Gather all lines in the entries that include the word "matplotlib".

Collected data entries:
◆ ◆ ◆ ◆ ◆

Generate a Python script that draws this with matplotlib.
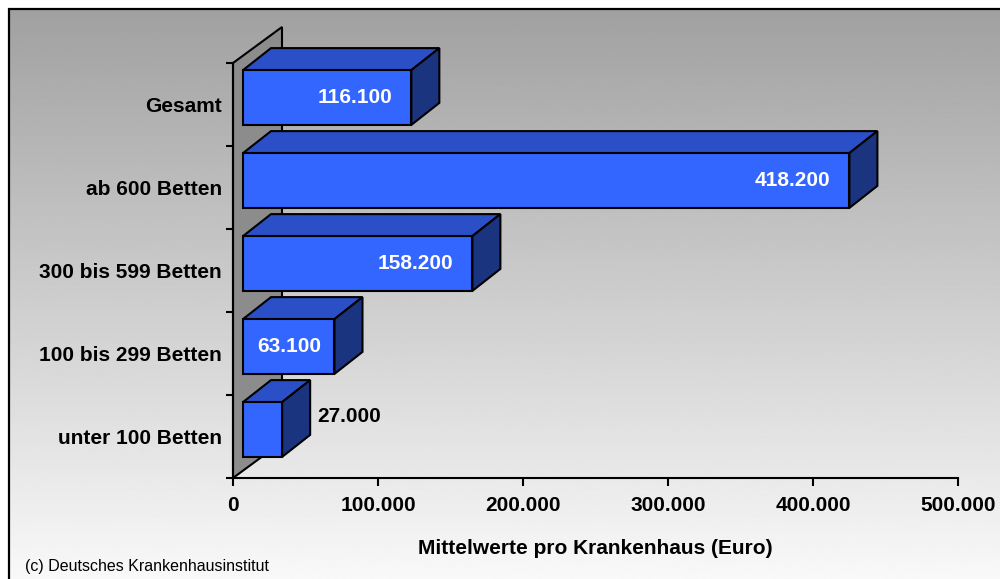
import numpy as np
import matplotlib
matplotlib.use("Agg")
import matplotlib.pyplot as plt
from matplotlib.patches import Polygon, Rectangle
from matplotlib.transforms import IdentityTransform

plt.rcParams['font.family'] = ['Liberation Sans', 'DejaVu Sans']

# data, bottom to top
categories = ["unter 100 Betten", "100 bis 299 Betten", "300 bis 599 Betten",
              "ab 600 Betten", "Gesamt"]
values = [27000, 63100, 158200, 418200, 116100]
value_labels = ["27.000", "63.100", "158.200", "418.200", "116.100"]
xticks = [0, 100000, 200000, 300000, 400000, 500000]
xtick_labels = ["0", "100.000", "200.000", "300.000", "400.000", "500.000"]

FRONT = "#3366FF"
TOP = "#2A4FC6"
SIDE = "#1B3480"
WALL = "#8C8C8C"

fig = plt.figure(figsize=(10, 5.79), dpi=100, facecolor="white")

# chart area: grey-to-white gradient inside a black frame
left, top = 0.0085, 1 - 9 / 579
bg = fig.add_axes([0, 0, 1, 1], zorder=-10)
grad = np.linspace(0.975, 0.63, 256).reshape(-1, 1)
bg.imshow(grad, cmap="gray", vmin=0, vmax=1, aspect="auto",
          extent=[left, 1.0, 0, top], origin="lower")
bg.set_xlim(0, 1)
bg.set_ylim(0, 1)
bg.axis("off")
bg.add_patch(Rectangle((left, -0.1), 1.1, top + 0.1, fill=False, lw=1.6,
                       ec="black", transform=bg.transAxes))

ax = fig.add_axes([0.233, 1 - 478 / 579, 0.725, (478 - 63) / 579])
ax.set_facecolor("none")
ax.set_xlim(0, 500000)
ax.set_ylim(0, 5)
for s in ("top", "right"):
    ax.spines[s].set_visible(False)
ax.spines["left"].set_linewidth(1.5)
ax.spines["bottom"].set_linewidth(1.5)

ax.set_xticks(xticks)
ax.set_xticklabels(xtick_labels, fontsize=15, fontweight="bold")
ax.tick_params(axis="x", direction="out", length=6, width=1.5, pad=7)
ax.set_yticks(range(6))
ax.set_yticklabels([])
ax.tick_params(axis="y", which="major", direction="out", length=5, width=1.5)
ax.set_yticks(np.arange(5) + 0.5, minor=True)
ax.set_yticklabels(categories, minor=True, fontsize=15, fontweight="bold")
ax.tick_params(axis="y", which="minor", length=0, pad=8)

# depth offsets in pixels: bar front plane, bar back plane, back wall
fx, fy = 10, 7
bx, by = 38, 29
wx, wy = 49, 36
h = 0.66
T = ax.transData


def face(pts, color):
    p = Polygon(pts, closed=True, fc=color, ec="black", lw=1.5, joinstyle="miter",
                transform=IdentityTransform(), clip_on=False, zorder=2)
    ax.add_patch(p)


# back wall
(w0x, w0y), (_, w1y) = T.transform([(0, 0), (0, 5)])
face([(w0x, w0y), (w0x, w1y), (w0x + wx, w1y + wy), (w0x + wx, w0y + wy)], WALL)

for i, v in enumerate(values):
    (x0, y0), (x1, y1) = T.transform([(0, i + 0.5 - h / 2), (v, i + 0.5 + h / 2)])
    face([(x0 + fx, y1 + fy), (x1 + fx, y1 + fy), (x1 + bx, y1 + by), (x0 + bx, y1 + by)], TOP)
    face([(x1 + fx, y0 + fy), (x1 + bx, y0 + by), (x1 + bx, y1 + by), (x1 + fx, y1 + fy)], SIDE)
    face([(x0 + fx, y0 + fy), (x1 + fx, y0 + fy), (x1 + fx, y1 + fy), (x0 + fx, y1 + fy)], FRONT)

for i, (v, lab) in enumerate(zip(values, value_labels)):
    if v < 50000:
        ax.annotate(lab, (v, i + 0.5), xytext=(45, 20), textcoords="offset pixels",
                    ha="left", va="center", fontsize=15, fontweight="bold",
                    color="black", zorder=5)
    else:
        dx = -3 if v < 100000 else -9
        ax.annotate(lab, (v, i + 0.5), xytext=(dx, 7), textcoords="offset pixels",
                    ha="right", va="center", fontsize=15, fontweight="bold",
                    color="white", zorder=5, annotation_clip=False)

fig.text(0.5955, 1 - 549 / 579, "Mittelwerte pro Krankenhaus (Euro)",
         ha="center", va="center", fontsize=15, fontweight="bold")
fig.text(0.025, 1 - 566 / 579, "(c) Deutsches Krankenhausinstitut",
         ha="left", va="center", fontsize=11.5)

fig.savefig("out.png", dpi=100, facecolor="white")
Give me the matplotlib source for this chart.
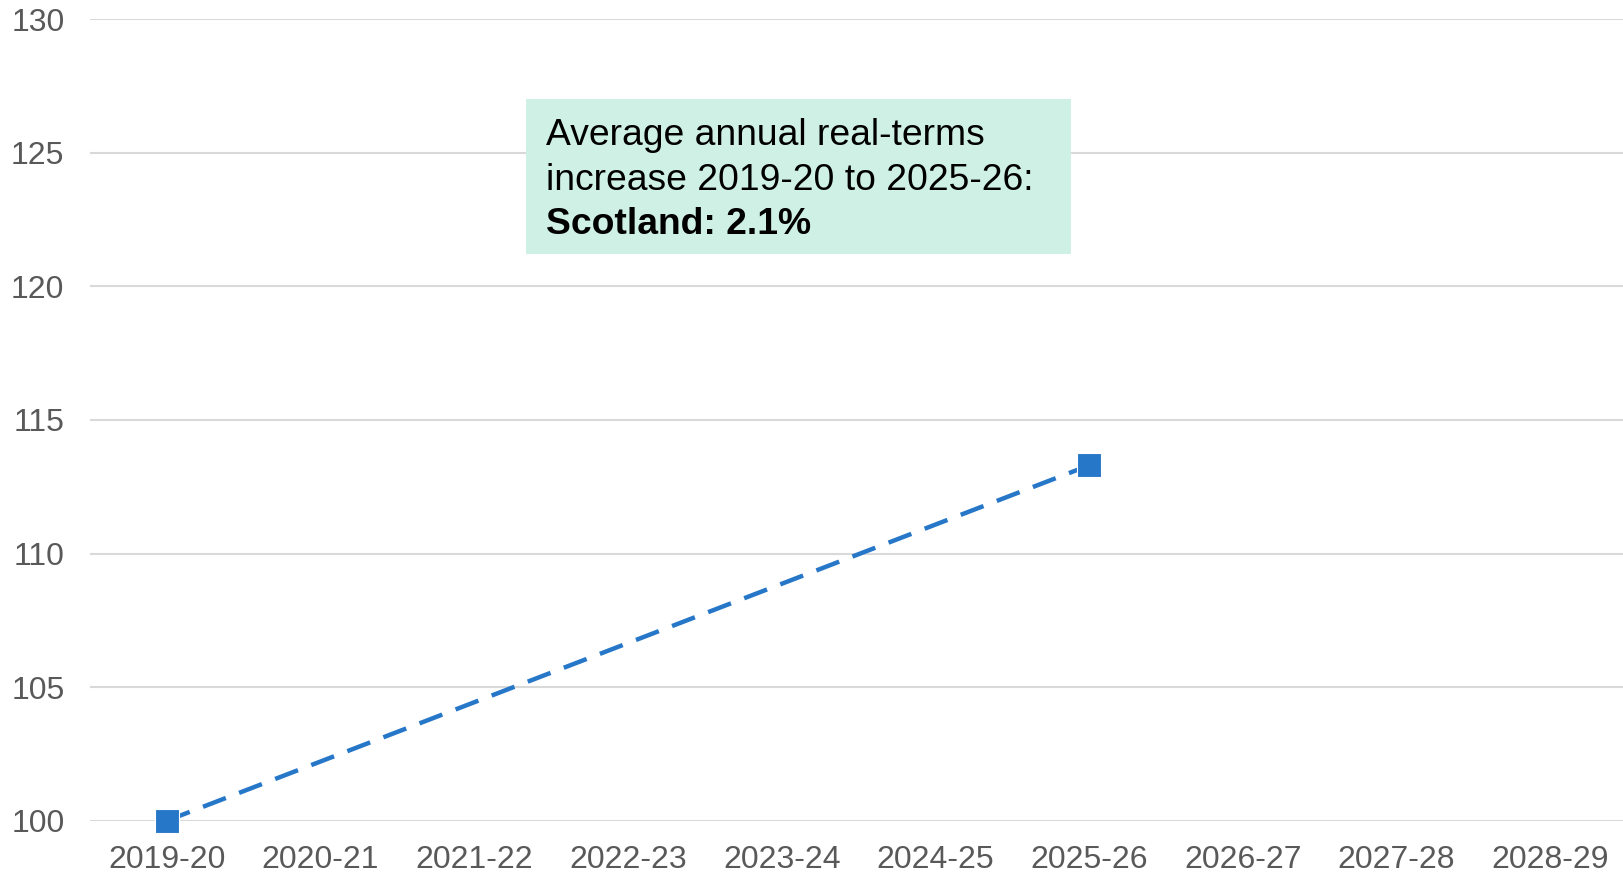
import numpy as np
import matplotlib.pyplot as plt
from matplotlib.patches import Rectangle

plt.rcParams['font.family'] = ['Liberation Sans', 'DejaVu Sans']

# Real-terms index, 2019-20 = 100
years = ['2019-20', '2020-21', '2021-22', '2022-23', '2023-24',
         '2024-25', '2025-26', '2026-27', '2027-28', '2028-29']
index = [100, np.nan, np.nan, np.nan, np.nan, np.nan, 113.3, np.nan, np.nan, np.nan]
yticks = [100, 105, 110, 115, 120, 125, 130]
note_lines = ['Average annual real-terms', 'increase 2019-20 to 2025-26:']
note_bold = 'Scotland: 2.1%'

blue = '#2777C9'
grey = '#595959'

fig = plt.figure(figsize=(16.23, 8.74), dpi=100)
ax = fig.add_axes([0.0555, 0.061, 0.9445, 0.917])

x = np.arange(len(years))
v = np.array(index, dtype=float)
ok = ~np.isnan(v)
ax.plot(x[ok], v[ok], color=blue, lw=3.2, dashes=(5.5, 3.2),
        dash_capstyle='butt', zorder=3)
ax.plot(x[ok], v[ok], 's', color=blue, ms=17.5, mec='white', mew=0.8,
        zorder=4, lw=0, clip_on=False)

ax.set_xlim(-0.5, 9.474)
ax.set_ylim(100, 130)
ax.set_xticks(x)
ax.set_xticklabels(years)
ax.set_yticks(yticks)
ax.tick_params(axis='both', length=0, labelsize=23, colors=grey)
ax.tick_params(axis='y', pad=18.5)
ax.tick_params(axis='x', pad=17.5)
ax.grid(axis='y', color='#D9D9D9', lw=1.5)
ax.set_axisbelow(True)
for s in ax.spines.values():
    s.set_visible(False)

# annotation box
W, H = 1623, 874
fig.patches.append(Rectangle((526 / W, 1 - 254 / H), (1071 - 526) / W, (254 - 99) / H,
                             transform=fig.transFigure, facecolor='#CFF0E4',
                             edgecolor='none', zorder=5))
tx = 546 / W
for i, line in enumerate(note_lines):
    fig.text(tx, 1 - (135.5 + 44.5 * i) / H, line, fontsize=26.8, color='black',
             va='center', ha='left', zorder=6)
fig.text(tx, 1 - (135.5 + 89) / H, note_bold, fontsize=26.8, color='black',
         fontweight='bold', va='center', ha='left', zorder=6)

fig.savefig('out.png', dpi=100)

◆ ◆ ◆ ◆ ◆

**Written solution**
Generate a Python script that draws this with matplotlib.
import matplotlib
matplotlib.use("Agg")
import matplotlib.pyplot as plt
from matplotlib.patches import Polygon, Rectangle
from matplotlib.transforms import IdentityTransform
Give me the matplotlib source for this chart.
import matplotlib.pyplot as plt
from matplotlib.patches import Rectangle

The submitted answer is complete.